Как сейчас вижу эту большую комнату, освещенную только одной висячей лампой над столом, за которым сидят наши товарищи и все глядят в одну сторону — туда, где за пианино видна черная спина Рахманинова и его гладкий стриженый затылок. Локти его быстро двигаются, тонкие длинные пальцы ударяют по клавишам. А у стены, лицом к нам, высокая, стройная фигура Шаляпина. Он в высоких сапогах и в легкой черной поддевке, великолепно сшитой из тонкого трико, поверх белой русской рубашки с поясом. Одной рукой слегка облокотился на пианино; лицо вдохновенное, строгое; никакого следа нет от только что сказанной шутки; полное преображение. Ждет момента вступления. Преобразился в того, чью душу сейчас раскроет перед нами, и заставит всех чувствовать то, что сам чувствует, и понимать так, как сам понимает…

Такого шаляпинского концерта, как был этот, экспромтный, мы никогда не слыхали. Я переслушал его, кажется, во всех операх, где он пел, присутствовал на многочисленных его концертах, но такого вдохновенного пения я не запомню. К сожалению, правдивы слова и полны глубокой грусти, что никогда и никакой рассказ о том, как исполнял артист, не восстановит его чарующие образы, — как никакой рассказ о солнце пламенного юга не поднимет температуру морозного дня.

Шаляпин был смелый нарушитель всех традиционных приемов, всех трафаретных образов. В нем было все по-новому, все глубоко обдумано, верно, неожиданно и в полном смысле слова — прекрасно.

В один из шаляпинских бенефисов, по его настоянию, был поставлен в Большем театре «Демон». Спектакль прошел всего лишь несколько раз, так как партия была не по голосу Шаляпина. На этом спектакле я был, слышал и видел Шаляпина. А по окончании спектакля, помню, состоялся ужин в ресторане Тестова, почти напротив театра. Участвовало много народа, по приглашению, человек до ста. Много здесь было всяких речей и выступлений, но особенно значительной была речь знаменитого историка, профессора Василия Осиповича Ключевского, который рассказал, как готовился к своим ролям Шаляпин, как просил он помочь ему уяснить образы Годунова и Грозного, психологию этих образов, как он вдумчиво вникал во все и как работал, как просиживал часами в Третьяковской галерее перед полотном Репина, перед исступленной фигурой грозного царя, думая глубокие думы. Этого никто не знал, никто не понимал огромной творческой работы над самим собою великого артиста, думая, что все дается ему случайно и без особого труда. А талант, помимо своей врожденности, есть труд, и огромный, прежде чем он заблестит на людях.

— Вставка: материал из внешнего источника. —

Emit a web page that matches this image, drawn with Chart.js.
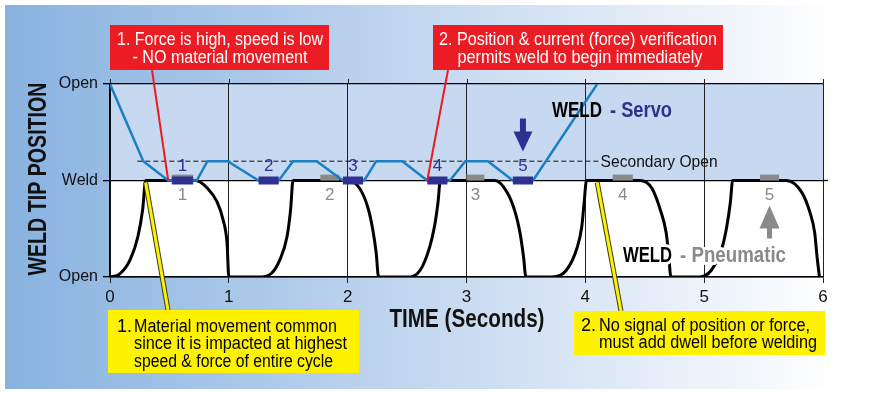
<!DOCTYPE html>
<html>
<head>
<meta charset="utf-8">
<title>Weld tip position - Servo vs Pneumatic</title>
<script src="https://cdn.jsdelivr.net/npm/chart.js@4.4.1/dist/chart.umd.min.js"></script>
<style>
  html, body { margin: 0; padding: 0; background: #fff; }
  canvas { display: block; }
</style>
</head>
<body>
<canvas id="weldChart" width="874" height="394"></canvas>
<script>
// Position levels: 0 = open (pneumatic), 1 = weld, 2 = open (servo)
const yTickLabels = { 0: 'Open', 1: 'Weld', 2: 'Open' };
const xTicks = [0, 1, 2, 3, 4, 5, 6];
const WELD = 1;
const secondaryOpen = 1.2;
const secondaryOpenSpan = [0.23, 4.12];

// Servo gun tip travel (seconds, position)
const servoTime = [0, 0.28, 0.49, 0.73, 0.82, 0.99, 1.25, 1.42, 1.54, 1.74, 1.96, 2.14, 2.24, 2.46, 2.67, 2.86, 2.99, 3.18, 3.39, 3.56, 4.10];
const servoPos  = [2, 1.2,  1,    1,    1.2,  1.2,  1,    1,    1.2,  1.2,  1,    1,    1.2,  1.2,  1,    1,    1.2,  1.2,  1,    1,    2];

// Servo welds (start / end in seconds)
const servoWeldStart = [0.52, 1.25, 1.96, 2.67, 3.39];
const servoWeldEnd   = [0.70, 1.42, 2.13, 2.84, 3.56];

// Pneumatic gun tip travel (seconds, position)
const pneuTime = [
  0, 0.08, 0.17, 0.235, 0.275, 0.30,
  0.72, 0.82, 0.90, 0.95, 0.985, 1.00,
  1.25, 1.35, 1.43, 1.49, 1.52, 1.54,
  2.00, 2.10, 2.17, 2.21, 2.24, 2.26,
  2.50, 2.61, 2.69, 2.73, 2.76, 2.78,
  3.24, 3.34, 3.41, 3.45, 3.48, 3.50,
  3.72, 3.84, 3.93, 3.97, 3.99, 4.01,
  4.46, 4.56, 4.63, 4.68, 4.70, 4.72,
  4.96, 5.06, 5.15, 5.19, 5.22, 5.24,
  5.69, 5.82, 5.89, 5.93, 5.95, 5.97
];
const pneuPos = [
  0, 0.03, 0.18, 0.42, 0.70, 1,
  1, 0.92, 0.78, 0.60, 0.35, 0,
  0, 0.03, 0.18, 0.42, 0.70, 1,
  1, 0.92, 0.72, 0.50, 0.25, 0,
  0, 0.07, 0.31, 0.52, 0.77, 1,
  1, 0.88, 0.67, 0.46, 0.21, 0,
  0, 0.07, 0.30, 0.52, 0.77, 1,
  1, 0.92, 0.70, 0.46, 0.25, 0,
  0, 0.07, 0.30, 0.52, 0.77, 1,
  1, 0.88, 0.67, 0.46, 0.21, 0
];

// Pneumatic welds (start / end in seconds)
const pneuWeldStart = [0.52, 1.77, 3.00, 4.23, 5.47];
const pneuWeldEnd   = [0.70, 1.93, 3.15, 4.40, 5.63];

// Callout anchor times
const redNoteTime = [servoTime[2], servoTime[14]];
const yellowNoteTime = [0.30, 4.10];

const FONT = '"Liberation Sans", Arial, sans-serif';
const NAVY = '#2e3192';
const SERVO_BLUE = '#1b80c3';
const GREY = '#8a8a8a';
const RED = '#ec1c24';
const YELLOW = '#fff200';

function points(xs, ys) {
  return xs.map((t, i) => ({ x: t, y: ys[i] }));
}

function mid(a, b) { return (a + b) / 2; }

// Build datasets (lower order draws on top)
const datasets = [];
datasets.push({
  data: points(servoTime, servoPos),
  borderColor: SERVO_BLUE, borderWidth: 2.5, tension: 0, order: 2
});
datasets.push({
  data: points(secondaryOpenSpan, [secondaryOpen, secondaryOpen]),
  borderColor: '#111', borderWidth: 1, borderDash: [5, 3], order: 3
});
datasets.push({
  data: points(pneuTime, pneuPos),
  borderColor: '#000', borderWidth: 3, cubicInterpolationMode: 'monotone', order: 6
});
servoWeldStart.forEach((s, i) => {
  datasets.push({
    data: points([s, servoWeldEnd[i]], [WELD, WELD]),
    borderColor: NAVY, borderWidth: 8, borderCapStyle: 'butt', order: 1
  });
});
pneuWeldStart.forEach((s, i) => {
  datasets.push({
    data: points([s, pneuWeldEnd[i]], [WELD + 0.03, WELD + 0.03]),
    borderColor: GREY, borderWidth: 6, borderCapStyle: 'butt', order: 5
  });
});

// Background panel and the two bands of the plot
const backdrop = {
  id: 'backdrop',
  beforeDraw(chart) {
    const ctx = chart.ctx;
    const x = chart.scales.x, y = chart.scales.y;
    ctx.save();
    ctx.fillStyle = '#fff';
    ctx.fillRect(0, 0, chart.width, chart.height);
    const g = ctx.createLinearGradient(5, 0, 870, 0);
    g.addColorStop(0, '#88b2e0');
    g.addColorStop(0.5, '#c6d9f0');
    g.addColorStop(0.96, '#ffffff');
    ctx.fillStyle = g;
    ctx.fillRect(5, 5, 865, 384);
    const yTop = y.getPixelForValue(2), yWeld = y.getPixelForValue(WELD), yBot = y.getPixelForValue(0);
    ctx.fillStyle = '#c6d9f0';
    ctx.fillRect(x.left, yTop, x.right - x.left, yWeld - yTop);
    ctx.fillStyle = '#fff';
    ctx.fillRect(x.left, yWeld, x.right - x.left, yBot - yWeld);
    ctx.restore();
  }
};

function arrow(ctx, cx, tipY, dir, len, headLen, headW, shaftW, color) {
  // dir = 1 points down, -1 points up
  const baseY = tipY - dir * len;
  const headY = tipY - dir * headLen;
  ctx.fillStyle = color;
  ctx.beginPath();
  ctx.moveTo(cx - shaftW / 2, baseY);
  ctx.lineTo(cx + shaftW / 2, baseY);
  ctx.lineTo(cx + shaftW / 2, headY);
  ctx.lineTo(cx + headW / 2, headY);
  ctx.lineTo(cx, tipY);
  ctx.lineTo(cx - headW / 2, headY);
  ctx.lineTo(cx - shaftW / 2, headY);
  ctx.closePath();
  ctx.fill();
}

function boxText(ctx, lines, color, size, weight) {
  ctx.fillStyle = color;
  ctx.font = weight + ' ' + size + 'px ' + FONT;
  lines.forEach(l => {
    ctx.textAlign = l.align || 'left';
    ctx.fillText(l.text, l.x, l.y, l.w);
  });
}

const annotations = {
  id: 'annotations',
  afterDraw(chart) {
    const ctx = chart.ctx;
    const x = chart.scales.x, y = chart.scales.y;
    const yWeld = y.getPixelForValue(WELD);
    ctx.save();

    // small extensions of the frame
    ctx.strokeStyle = '#222';
    ctx.lineWidth = 1;
    xTicks.forEach(v => {
      const px = Math.round(x.getPixelForValue(v)) + 0.5;
      ctx.beginPath(); ctx.moveTo(px, y.top - 5); ctx.lineTo(px, y.top); ctx.stroke();
    });
    ctx.strokeStyle = '#000';
    ctx.lineWidth = 1.3;
    ctx.beginPath(); ctx.moveTo(x.right, yWeld); ctx.lineTo(x.right + 5, yWeld); ctx.stroke();

    // weld numbers
    ctx.font = '17px ' + FONT;
    ctx.textAlign = 'center';
    ctx.textBaseline = 'middle';
    servoWeldStart.forEach((s, i) => {
      ctx.fillStyle = NAVY;
      ctx.fillText(String(i + 1), x.getPixelForValue(mid(s, servoWeldEnd[i])), yWeld - 14);
    });
    pneuWeldStart.forEach((s, i) => {
      ctx.fillStyle = GREY;
      ctx.fillText(String(i + 1), x.getPixelForValue(mid(s, pneuWeldEnd[i])), yWeld + 15);
    });

    // arrows on the fifth weld
    const last = servoWeldStart.length - 1;
    arrow(ctx, x.getPixelForValue(mid(servoWeldStart[last], servoWeldEnd[last])), yWeld - 29, 1, 33, 20, 19, 6, NAVY);
    arrow(ctx, x.getPixelForValue(mid(pneuWeldStart[last], pneuWeldEnd[last])), yWeld + 25, -1, 33, 23, 20, 5, GREY);

    // Secondary Open label
    ctx.textBaseline = 'alphabetic';
    ctx.textAlign = 'left';
    ctx.fillStyle = '#111';
    ctx.font = '17px ' + FONT;
    ctx.fillText('Secondary Open', x.getPixelForValue(secondaryOpenSpan[1]) + 1, y.getPixelForValue(secondaryOpen) + 6, 117);

    // WELD - Servo
    ctx.font = 'bold 22px ' + FONT;
    ctx.fillStyle = '#000';
    ctx.fillText('WELD', 552, 117, 50);
    ctx.fillStyle = NAVY;
    ctx.fillText('- Servo', 610, 117, 62);

    // WELD - Pneumatic (knocked out of the curve)
    ctx.lineJoin = 'round';
    ctx.strokeStyle = '#fff';
    ctx.lineWidth = 6;
    ctx.strokeText('WELD', 623, 262, 49);
    ctx.strokeText('- Pneumatic', 680, 262, 106);
    ctx.fillStyle = '#000';
    ctx.fillText('WELD', 623, 262, 49);
    ctx.fillStyle = GREY;
    ctx.fillText('- Pneumatic', 680, 262, 106);

    // Connector lines
    ctx.strokeStyle = RED;
    ctx.lineWidth = 2;
    ctx.beginPath();
    ctx.moveTo(152, 70); ctx.lineTo(x.getPixelForValue(redNoteTime[0]), yWeld);
    ctx.moveTo(448, 70); ctx.lineTo(x.getPixelForValue(redNoteTime[1]), yWeld);
    ctx.stroke();

    const yellowEnds = [[168, 310], [621, 311]];
    yellowNoteTime.forEach((t, i) => {
      const px = x.getPixelForValue(t);
      ctx.lineCap = 'butt';
      ctx.strokeStyle = '#3a3a1a';
      ctx.lineWidth = 5;
      ctx.beginPath(); ctx.moveTo(px, yWeld + 2); ctx.lineTo(yellowEnds[i][0], yellowEnds[i][1]); ctx.stroke();
      ctx.strokeStyle = YELLOW;
      ctx.lineWidth = 3;
      ctx.beginPath(); ctx.moveTo(px, yWeld + 2); ctx.lineTo(yellowEnds[i][0], yellowEnds[i][1]); ctx.stroke();
    });

    // Red callouts
    ctx.fillStyle = RED;
    ctx.fillRect(110, 25, 219, 45);
    ctx.fillRect(433, 25, 290, 45);
    boxText(ctx, [
      { text: '1. Force is high, speed is low', x: 220, y: 45, w: 206, align: 'center' },
      { text: '- NO material movement', x: 220, y: 63, w: 175, align: 'center' }
    ], '#fff', 18, 'normal');
    boxText(ctx, [
      { text: '2. Position & current (force) verification', x: 578, y: 45, w: 278, align: 'center' },
      { text: 'permits weld to begin immediately', x: 580, y: 63, w: 245, align: 'center' }
    ], '#fff', 18, 'normal');

    // Yellow callouts
    ctx.fillStyle = YELLOW;
    ctx.fillRect(108, 310, 251, 63);
    ctx.fillRect(574, 311, 251, 44);
    boxText(ctx, [
      { text: '1.', x: 117, y: 332 },
      { text: 'Material movement common', x: 134, y: 332, w: 203 },
      { text: 'since it is impacted at highest', x: 134, y: 349, w: 213 },
      { text: 'speed & force of entire cycle', x: 134, y: 367, w: 199 }
    ], '#000', 18, 'normal');
    boxText(ctx, [
      { text: '2.', x: 581, y: 331 },
      { text: 'No signal of position or force,', x: 599, y: 331, w: 211 },
      { text: 'must add dwell before welding', x: 599, y: 348, w: 218 }
    ], '#000', 18, 'normal');

    // Axis titles
    ctx.fillStyle = '#111';
    ctx.font = 'bold 25px ' + FONT;
    ctx.textAlign = 'center';
    ctx.fillText('TIME (Seconds)', 467, 327, 155);
    ctx.save();
    ctx.translate(46, 179);
    ctx.rotate(-Math.PI / 2);
    ctx.font = 'bold 25px ' + FONT;
    ctx.fillText('WELD TIP POSITION', 0, 0, 193);
    ctx.restore();

    ctx.restore();
  }
};

new Chart(document.getElementById('weldChart'), {
  type: 'line',
  data: { datasets: datasets },
  plugins: [backdrop, annotations],
  options: {
    responsive: false,
    devicePixelRatio: 1,
    animation: false,
    layout: { padding: { left: 0, top: 84, right: 51, bottom: 0 } },
    elements: { point: { radius: 0, hoverRadius: 0 } },
    plugins: { legend: { display: false }, tooltip: { enabled: false } },
    scales: {
      x: {
        type: 'linear',
        min: 0,
        max: 6,
        afterBuildTicks: s => { s.ticks = xTicks.map(v => ({ value: v })); },
        afterFit: s => { s.height = 117; },
        grid: { color: '#222', lineWidth: 1, tickLength: 6, drawTicks: true },
        border: { color: '#000', width: 1.5 },
        ticks: { color: '#111', font: { family: FONT, size: 17 }, padding: 4, maxRotation: 0, autoSkip: false }
      },
      y: {
        type: 'linear',
        min: 0,
        max: 2,
        afterBuildTicks: s => { s.ticks = [0, 1, 2].map(v => ({ value: v })); },
        afterFit: s => { s.width = 110; },
        grid: { color: '#000', lineWidth: 1.3, tickLength: 7, drawTicks: true },
        border: { color: '#000', width: 1.5 },
        ticks: { color: '#111', font: { family: FONT, size: 16 }, padding: 5, callback: v => yTickLabels[v] }
      }
    }
  }
});
</script>
</body>
</html>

Это был человек высокоодаренный самой природой: высокого роста, статный, стройный, к которому шли всякие костюмы — и парадный фрак, и будничная русская поддевка, и простой пиджак, и всякое театральное средневековье — разные мундиры, тоги и демонские плащи. В каком бы костюме он ни появился, он был всегда великолепен. Во всех гримах, которые он сам себе намечал, он умел выявить самые существенные черты того, кого изображал на сцене. У меня хранятся некоторые подлинники его зарисовок, им самим набросанные: голова Дон Кихота, голова Мефистофеля и другие… Не говоря о том, что это был великий артист, всецело обязанный всеми достижениями только самому себе, он был еще, между прочим, и скульптор, и художник, хорошо рисовавший эскизы для своих разнообразных гримов.